Walk past any school in Karachi, Lahore, or Islamabad at the end of the day and you will see the same thing: children playing football in the car park, on the street, in whatever space is available. The game is instinctive at this age. It doesn't need to be taught, it just needs a ball and a flat surface.
What happens next is where Pakistan falls short. In a country with a functioning youth football pipeline, that instinctive game gets channelled. School teams. District leagues. Age-group tournaments. Structured coaching. The talent gets identified, developed, and documented. In Pakistan, the instinct mostly stays informal.
The pathway problem
Most young footballers in Pakistan follow an arc that looks something like this: informal neighbourhood football until the early teens, then some form of club or school football, then either adult neighbourhood leagues or nothing at all. At no point does a formal pathway intercept them. There is no under-13 national competition with regional feeders. There is no scouting network connected to grassroots clubs. The young player who is genuinely talented has almost no way to be found except by accident.
The comparison with cricket is instructive. Pakistan's cricket development system (whatever its flaws) has schools cricket, regional associations, under-age competitions, and a relatively clear pathway from gully cricket to first-class. A talented young cricketer from Rawalpindi has routes available to them. A talented young footballer from the same city has almost none.
What informal development looks like
The development that does happen in Pakistani youth football is informal but effective within its limits. Neighbourhood tournaments during school breaks (particularly Eid holidays and summer vacations) are the primary competitive environment for young players. These tournaments are genuinely competitive. The best players stand out. Local coaches notice them.
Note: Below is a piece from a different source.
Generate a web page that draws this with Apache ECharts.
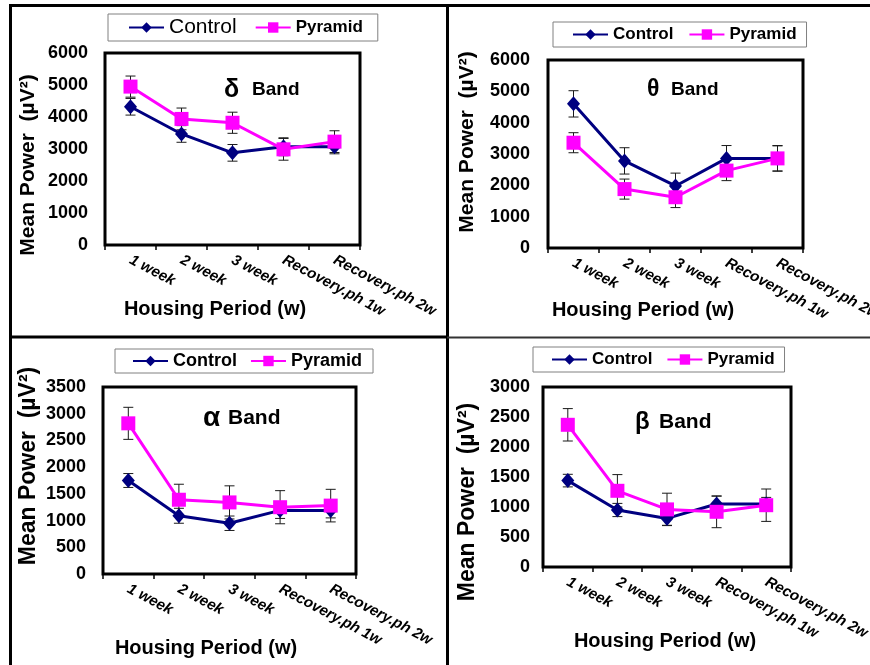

But notice is not the same as develop. A local coach in Islamabad who spots a talented 15-year-old has limited options: continue coaching them informally, or direct them to one of the few private academies that exist in the city. The private academy option is a financial barrier. The informal option has a ceiling.
The record that doesn't exist
Even if the talent is identified, the evidence of that talent is almost impossible to document under the current system. A 17-year-old who has been competing in tournaments for three years has no verifiable record of those years. No match statistics. No goals scored. No tournament history. If that player wants to present themselves to a club or an academy, they are relying entirely on word of mouth and whatever a coach can personally remember.
This is the core of what Jazba addresses for young players. When matches are logged through the platform, that history becomes permanent. A player who competes at 15 through Jazba-organised tournaments will have, at 18, three years of verifiable match data. That is the beginning of a football résumé. It doesn't replace a development pathway, but it builds the evidence base that makes development possible.
The school football gap
School football in Pakistan is inconsistent. Some schools, particularly private schools in major cities, have organised inter-school competitions. The vast majority do not. Physical education, where it exists, is not structured around competitive sport. The potential for school football to serve as the first tier of a development pathway remains almost entirely unrealised.
Looking forward
The pieces for a youth football development system in Pakistan exist. The talent is there. The facilities (at least at futsal level) are growing. The mobile technology infrastructure for tracking results and player histories is now in place. What's needed is the will to connect those pieces into something coherent.
For young players competing today, the most practical step is to play in organised competitions where results are tracked. That record is the foundation everything else depends on.